WHAT THE EXERCISE ASKS:
Nothing outside the stretch should be returned: give exactly the lines from the line containing "Write a component" through the line containing "const AXIS = '#333'", including both.

SUPPLIED MATERIAL:

#####

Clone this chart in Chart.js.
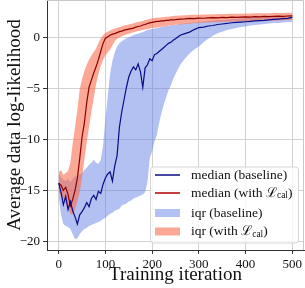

#####

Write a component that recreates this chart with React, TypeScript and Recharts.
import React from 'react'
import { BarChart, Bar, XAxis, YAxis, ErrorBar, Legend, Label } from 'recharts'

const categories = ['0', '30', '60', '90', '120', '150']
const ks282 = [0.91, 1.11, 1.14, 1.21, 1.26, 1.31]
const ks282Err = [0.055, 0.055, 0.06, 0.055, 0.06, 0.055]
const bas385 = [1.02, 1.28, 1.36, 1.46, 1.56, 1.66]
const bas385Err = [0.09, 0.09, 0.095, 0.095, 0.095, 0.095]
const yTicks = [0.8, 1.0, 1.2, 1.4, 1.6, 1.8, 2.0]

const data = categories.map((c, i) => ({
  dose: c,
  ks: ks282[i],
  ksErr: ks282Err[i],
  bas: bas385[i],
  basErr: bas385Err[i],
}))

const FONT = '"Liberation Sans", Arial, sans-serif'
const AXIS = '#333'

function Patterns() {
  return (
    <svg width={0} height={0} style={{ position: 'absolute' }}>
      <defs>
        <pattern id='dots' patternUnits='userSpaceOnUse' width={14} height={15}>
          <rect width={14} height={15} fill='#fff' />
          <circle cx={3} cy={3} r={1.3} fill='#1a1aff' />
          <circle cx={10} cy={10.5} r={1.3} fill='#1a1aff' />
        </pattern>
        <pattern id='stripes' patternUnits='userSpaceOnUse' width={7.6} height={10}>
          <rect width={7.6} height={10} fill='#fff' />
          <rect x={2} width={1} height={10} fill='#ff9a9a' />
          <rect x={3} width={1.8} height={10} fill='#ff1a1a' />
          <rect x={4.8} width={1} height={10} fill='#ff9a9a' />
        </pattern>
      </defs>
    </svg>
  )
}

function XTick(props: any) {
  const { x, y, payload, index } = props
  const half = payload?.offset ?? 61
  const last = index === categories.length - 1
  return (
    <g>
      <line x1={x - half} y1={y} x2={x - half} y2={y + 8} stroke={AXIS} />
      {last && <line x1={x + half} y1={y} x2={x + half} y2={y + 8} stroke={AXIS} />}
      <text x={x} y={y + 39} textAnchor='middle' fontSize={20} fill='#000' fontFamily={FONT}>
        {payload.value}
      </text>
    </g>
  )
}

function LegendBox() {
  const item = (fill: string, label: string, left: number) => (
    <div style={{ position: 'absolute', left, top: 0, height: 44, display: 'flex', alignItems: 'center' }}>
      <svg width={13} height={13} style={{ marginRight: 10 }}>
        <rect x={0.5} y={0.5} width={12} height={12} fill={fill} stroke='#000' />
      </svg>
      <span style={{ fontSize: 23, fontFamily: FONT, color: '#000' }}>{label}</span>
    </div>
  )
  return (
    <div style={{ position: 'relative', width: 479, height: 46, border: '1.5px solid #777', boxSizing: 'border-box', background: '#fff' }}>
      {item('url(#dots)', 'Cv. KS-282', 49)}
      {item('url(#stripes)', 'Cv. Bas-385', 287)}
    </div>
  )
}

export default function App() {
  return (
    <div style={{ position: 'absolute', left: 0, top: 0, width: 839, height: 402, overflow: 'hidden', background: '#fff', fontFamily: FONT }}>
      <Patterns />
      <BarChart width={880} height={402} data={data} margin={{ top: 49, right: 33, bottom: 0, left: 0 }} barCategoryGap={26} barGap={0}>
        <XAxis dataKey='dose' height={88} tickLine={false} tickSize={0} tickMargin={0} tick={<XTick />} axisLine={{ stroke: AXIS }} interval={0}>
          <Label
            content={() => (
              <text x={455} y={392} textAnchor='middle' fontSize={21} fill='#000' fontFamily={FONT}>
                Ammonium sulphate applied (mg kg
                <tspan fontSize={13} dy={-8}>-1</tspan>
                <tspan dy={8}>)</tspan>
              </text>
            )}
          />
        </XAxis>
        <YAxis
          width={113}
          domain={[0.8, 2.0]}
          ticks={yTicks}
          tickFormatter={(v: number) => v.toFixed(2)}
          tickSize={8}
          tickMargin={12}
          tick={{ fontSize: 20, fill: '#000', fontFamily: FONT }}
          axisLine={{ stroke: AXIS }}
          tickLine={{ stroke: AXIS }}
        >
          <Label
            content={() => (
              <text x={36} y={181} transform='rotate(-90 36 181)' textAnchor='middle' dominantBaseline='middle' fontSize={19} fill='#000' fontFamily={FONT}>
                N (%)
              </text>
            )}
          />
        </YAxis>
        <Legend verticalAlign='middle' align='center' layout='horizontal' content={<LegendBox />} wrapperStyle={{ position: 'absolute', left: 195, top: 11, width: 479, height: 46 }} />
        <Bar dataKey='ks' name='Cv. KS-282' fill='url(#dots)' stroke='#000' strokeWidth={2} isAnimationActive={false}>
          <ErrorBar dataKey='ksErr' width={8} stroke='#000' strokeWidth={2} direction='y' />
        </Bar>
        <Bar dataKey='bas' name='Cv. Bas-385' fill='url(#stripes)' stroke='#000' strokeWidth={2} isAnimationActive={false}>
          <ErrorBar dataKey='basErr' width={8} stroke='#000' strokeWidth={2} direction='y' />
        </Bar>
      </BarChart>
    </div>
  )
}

#####

REPLY:
Write a component that recreates this chart with React, TypeScript and Recharts.
import React from 'react'
import { BarChart, Bar, XAxis, YAxis, ErrorBar, Legend, Label } from 'recharts'

const categories = ['0', '30', '60', '90', '120', '150']
const ks282 = [0.91, 1.11, 1.14, 1.21, 1.26, 1.31]
const ks282Err = [0.055, 0.055, 0.06, 0.055, 0.06, 0.055]
const bas385 = [1.02, 1.28, 1.36, 1.46, 1.56, 1.66]
const bas385Err = [0.09, 0.09, 0.095, 0.095, 0.095, 0.095]
const yTicks = [0.8, 1.0, 1.2, 1.4, 1.6, 1.8, 2.0]

const data = categories.map((c, i) => ({
  dose: c,
  ks: ks282[i],
  ksErr: ks282Err[i],
  bas: bas385[i],
  basErr: bas385Err[i],
}))

const FONT = '"Liberation Sans", Arial, sans-serif'
const AXIS = '#333'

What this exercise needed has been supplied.